5. Executive oversight and accountability
Given the valuable insights that can be gained about culture and emerging risks from the results of whistleblower reporting and investigations, it is not surprising that ASIC has emphasised the importance of senior and executive accountability and oversight of the whistleblower program.
ASIC is encouraging companies to have an accountable senior manager (typically holding a legal, compliance or risk-related position, and distinct from the person responsible for the policy) with a direct reporting line to the board committee overseeing the program. The involvement at executive level will inevitably be a factor of the size of the organisation and the volume of reporting received. For example, ASIC has identified executives being involved in complex or sensitive disclosures (e.g. if the matter meets a particular risk threshold), issues relating to the handling of disclosures and structural reviews of the whistleblower program and director engagement.
It is common for an organisation’s board risk or audit committee to oversee the whistleblower program and for this oversight function to be described in board charters or terms of reference. As a matter of good practice, the kind of information that may be shared with the board could include periodic information about how the program is working, statistical analysis of disclosures and outcomes to inform directors about emerging risks or themes, reporting on disciplinary outcomes for substantiated allegations as well as ongoing training on directors’ obligations in relation to whistleblowing.

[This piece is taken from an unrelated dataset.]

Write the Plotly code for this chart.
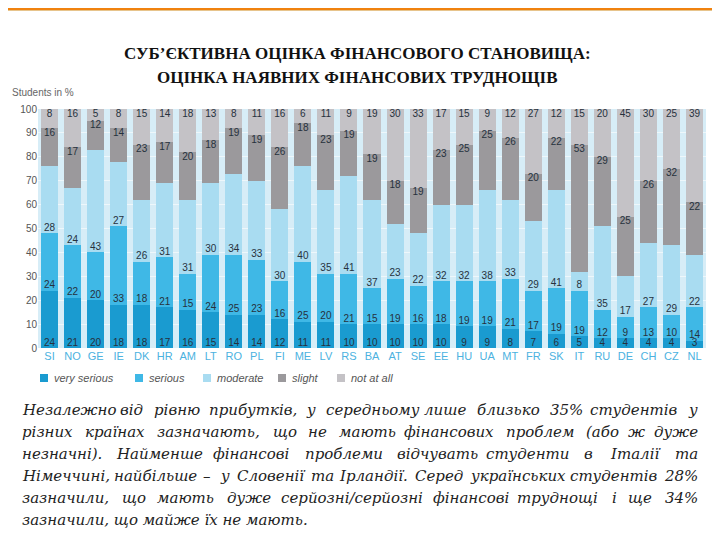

ASIC has a renewed focus on whistleblower programs. Now more than ever, it is crucial that organisations continue to undertake careful reviews of their whistleblower program to ensure that they are compliant, are implementing good practices and have appropriate oversight mechanisms to identify and manage emerging risks, both in terms of potential detriment to whistleblowers, and within the organisation more broadly.
[1] Speech by ASIC Commissioner Sean Hughes at the 3rd Australian National Whistleblowing Symposium, ‘Whistleblower policies and the compliance gap’, 11 November 2021.
[2] Section 1017AI of the Corporations Act 2001 (Cth).